No, I don’t care that your dad liked Riven. He was wrong, he was horribly wrong. You should consider checking to see if he’s really your dad at all, and think about whether you want to continue publicly mentioning your connections with him. No, it’s not an excuse that the original came free with your new PC, and you “just thought you’d check it out”. You’ve sullied your computer, and now you need to buy a new one.

Like evil on evil, full motion video lies clumsily across smeary pre-rendered backdrops, creating an offensive on your eyes something akin to just stabbing yourself in the face with a pencil. It may have impressed a decade ago, but without a tiptoe of advance since, it now just looks fetid.

Try to imagine if someone took all of the acting ability from the cast of Home & Away, diluted it down to one part per million, and then dropped it on the floor.

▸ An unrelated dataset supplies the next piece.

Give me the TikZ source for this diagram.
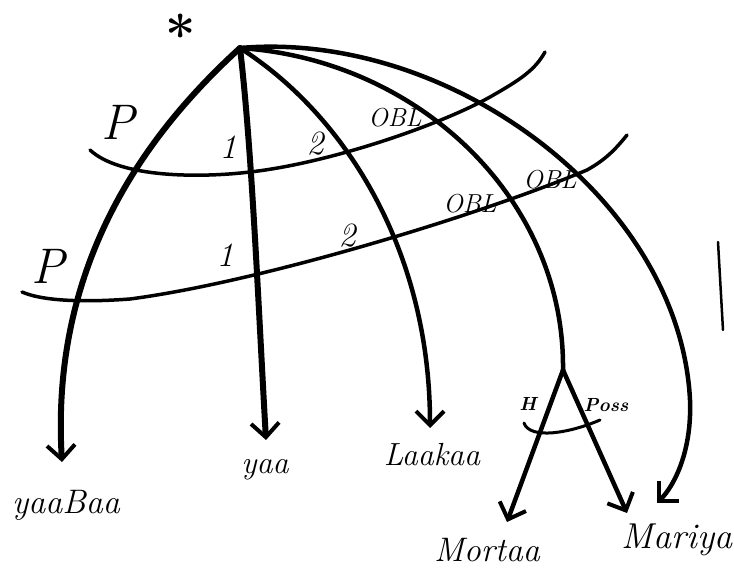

Now imagine that this was sort of scraped up, and injected into the cast of Myst III. You’re somewhere near to the hideous state of the in-game theatre.

Of course, it’s all hanged on the quality of the puzzles. As the development team should have been. Inevitably involving rotating something until it clicks, this can very quickly seem like a sensible solution to the “your neck not being broken” conundrum.

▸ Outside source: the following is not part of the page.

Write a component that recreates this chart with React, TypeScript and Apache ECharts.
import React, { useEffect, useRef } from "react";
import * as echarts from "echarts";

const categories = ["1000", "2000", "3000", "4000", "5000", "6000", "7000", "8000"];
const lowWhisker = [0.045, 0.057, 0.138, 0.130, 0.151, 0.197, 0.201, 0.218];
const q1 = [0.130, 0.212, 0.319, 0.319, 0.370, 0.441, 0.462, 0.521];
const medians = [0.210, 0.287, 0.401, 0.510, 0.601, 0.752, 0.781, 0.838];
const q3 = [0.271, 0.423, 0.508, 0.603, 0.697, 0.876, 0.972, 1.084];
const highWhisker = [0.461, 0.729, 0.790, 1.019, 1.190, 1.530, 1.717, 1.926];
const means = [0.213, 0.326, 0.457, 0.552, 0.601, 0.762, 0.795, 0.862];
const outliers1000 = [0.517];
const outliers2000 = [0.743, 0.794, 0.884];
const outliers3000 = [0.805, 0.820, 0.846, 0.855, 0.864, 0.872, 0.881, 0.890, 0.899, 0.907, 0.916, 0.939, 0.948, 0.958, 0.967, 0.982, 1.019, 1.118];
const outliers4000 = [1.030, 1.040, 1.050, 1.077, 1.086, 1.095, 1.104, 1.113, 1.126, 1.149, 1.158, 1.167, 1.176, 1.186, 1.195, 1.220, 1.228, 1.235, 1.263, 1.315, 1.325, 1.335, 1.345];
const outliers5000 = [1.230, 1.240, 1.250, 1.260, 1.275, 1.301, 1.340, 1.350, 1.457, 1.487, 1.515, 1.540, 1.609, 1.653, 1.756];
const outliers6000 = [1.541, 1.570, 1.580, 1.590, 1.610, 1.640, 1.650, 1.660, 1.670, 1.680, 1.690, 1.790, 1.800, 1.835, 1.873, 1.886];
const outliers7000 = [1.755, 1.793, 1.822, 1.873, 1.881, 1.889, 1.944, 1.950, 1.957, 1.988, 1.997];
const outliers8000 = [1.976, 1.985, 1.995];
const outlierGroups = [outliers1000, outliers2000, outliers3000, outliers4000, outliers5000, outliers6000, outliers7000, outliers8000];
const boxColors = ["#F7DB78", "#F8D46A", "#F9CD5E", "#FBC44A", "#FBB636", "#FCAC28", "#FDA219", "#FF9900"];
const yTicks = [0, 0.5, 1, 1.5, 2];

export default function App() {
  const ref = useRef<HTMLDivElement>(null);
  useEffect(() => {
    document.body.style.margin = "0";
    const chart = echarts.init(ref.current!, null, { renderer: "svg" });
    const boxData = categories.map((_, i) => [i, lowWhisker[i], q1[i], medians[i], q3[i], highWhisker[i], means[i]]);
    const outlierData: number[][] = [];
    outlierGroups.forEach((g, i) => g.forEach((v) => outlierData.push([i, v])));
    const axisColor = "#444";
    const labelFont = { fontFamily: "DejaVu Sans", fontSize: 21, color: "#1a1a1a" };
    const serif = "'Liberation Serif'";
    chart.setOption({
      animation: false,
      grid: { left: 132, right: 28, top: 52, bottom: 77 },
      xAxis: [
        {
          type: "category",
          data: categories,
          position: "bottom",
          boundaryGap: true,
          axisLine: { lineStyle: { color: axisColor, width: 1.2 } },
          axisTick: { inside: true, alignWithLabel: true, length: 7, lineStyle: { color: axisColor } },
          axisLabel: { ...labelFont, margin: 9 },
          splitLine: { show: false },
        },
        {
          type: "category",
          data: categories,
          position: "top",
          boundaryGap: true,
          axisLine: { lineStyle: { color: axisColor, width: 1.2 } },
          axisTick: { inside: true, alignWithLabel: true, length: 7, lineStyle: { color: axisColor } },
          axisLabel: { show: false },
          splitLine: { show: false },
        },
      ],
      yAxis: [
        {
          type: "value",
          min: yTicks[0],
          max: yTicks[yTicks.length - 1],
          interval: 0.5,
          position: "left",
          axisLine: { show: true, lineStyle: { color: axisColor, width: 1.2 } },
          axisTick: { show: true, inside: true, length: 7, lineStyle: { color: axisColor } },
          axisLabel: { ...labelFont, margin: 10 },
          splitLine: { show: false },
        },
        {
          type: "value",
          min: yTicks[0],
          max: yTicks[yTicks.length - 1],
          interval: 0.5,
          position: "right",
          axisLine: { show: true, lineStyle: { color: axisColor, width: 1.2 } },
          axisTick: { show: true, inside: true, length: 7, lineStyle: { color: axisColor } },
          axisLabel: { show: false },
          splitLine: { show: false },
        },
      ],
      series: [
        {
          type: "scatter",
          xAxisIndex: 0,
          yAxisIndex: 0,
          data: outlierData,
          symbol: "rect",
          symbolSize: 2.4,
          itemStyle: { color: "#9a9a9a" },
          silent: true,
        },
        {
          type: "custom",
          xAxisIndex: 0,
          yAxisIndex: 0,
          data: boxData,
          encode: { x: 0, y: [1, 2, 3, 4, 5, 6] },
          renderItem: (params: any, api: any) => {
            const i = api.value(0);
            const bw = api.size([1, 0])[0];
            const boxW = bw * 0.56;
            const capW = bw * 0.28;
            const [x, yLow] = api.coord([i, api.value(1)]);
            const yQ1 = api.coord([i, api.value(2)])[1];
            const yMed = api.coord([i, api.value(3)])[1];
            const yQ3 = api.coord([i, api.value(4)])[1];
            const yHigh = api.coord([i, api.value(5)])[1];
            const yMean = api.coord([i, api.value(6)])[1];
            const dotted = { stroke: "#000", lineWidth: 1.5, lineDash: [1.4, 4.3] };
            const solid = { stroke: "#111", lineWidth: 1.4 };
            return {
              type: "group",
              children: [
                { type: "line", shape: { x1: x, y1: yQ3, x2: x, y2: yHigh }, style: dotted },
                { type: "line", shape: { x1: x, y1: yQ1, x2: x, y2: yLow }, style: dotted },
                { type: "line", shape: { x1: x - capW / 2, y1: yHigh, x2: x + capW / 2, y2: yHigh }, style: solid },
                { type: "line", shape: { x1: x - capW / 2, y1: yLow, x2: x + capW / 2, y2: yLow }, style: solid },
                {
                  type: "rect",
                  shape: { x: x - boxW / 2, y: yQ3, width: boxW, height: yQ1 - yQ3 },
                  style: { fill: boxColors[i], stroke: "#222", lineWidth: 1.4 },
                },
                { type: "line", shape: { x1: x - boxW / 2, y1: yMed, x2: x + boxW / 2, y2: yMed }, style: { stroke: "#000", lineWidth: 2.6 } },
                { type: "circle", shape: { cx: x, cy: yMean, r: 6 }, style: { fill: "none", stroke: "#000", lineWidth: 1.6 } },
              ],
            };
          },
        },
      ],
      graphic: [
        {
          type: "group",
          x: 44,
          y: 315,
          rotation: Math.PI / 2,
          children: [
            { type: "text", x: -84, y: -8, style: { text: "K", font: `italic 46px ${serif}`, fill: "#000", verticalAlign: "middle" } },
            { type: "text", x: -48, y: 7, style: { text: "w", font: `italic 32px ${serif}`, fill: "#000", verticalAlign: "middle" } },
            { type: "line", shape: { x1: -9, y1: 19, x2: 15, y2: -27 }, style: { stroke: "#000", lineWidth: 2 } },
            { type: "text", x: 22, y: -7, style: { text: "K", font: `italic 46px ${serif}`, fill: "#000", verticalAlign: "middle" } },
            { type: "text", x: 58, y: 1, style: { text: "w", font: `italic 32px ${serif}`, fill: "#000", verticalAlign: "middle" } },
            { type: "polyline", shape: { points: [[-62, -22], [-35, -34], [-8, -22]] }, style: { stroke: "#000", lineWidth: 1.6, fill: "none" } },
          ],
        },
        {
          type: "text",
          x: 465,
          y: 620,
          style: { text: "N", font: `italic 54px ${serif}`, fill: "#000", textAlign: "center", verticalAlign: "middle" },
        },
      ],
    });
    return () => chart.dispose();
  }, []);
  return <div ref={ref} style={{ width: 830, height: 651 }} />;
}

Don’t spend your ten pounds on this. Use it to give yourself papercuts, for infinitely more fun.


And The Rest

This should be interesting. Right, I actually have a plan. There are a number of games that have been out for quite a while now, and yet have never been released on budget. The interesting reason given by the publishers for this is inevitably “it’s still selling at full price”. However, we all know that this is complete nonsense. The shops can no longer be bothered to wait for the slower companies to catch up, and unofficially reduce the price themselves.

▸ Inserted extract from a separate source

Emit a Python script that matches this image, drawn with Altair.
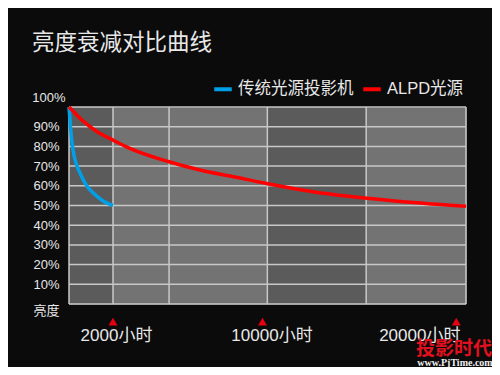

So, let’s join them in their system-smashing anarchic ways, and review games that you can’t find for /more/ than a tenner.

Firstly, the original Max Payne. Put out by Take 2, who have now appear to have entirely abandoned their Take Advantage budget label, it’s not only three years old, but of course now sequeled. Normally about ten pounds in the shops, the original MP may have been short, and it may have had far too many cutscenes, but it also made bullet time a viable tool in action gaming. It’s a matter of personal opinion as to whether you think this a good thing or not, but its certainly excellently implemented here. Since the story of MP2 follows on so tightly from the original, now’s as good a time as any to fill in this gap in your game-playing history. 90%.

And secondly, No One Lives Forever 2. Taking the most remarkable amount of time to appear on budget, the original is now on Xplosiv for five pounds. NOLF 2 is pushing two years old, and there’s still no sign of it. Both games are fantastic, this sequel not quite having the sheer volume of humour of the first, but certainly still a beautifully balanced FPS. I found it for £10 the other day.

Ooh, do you all feel terribly naughty now?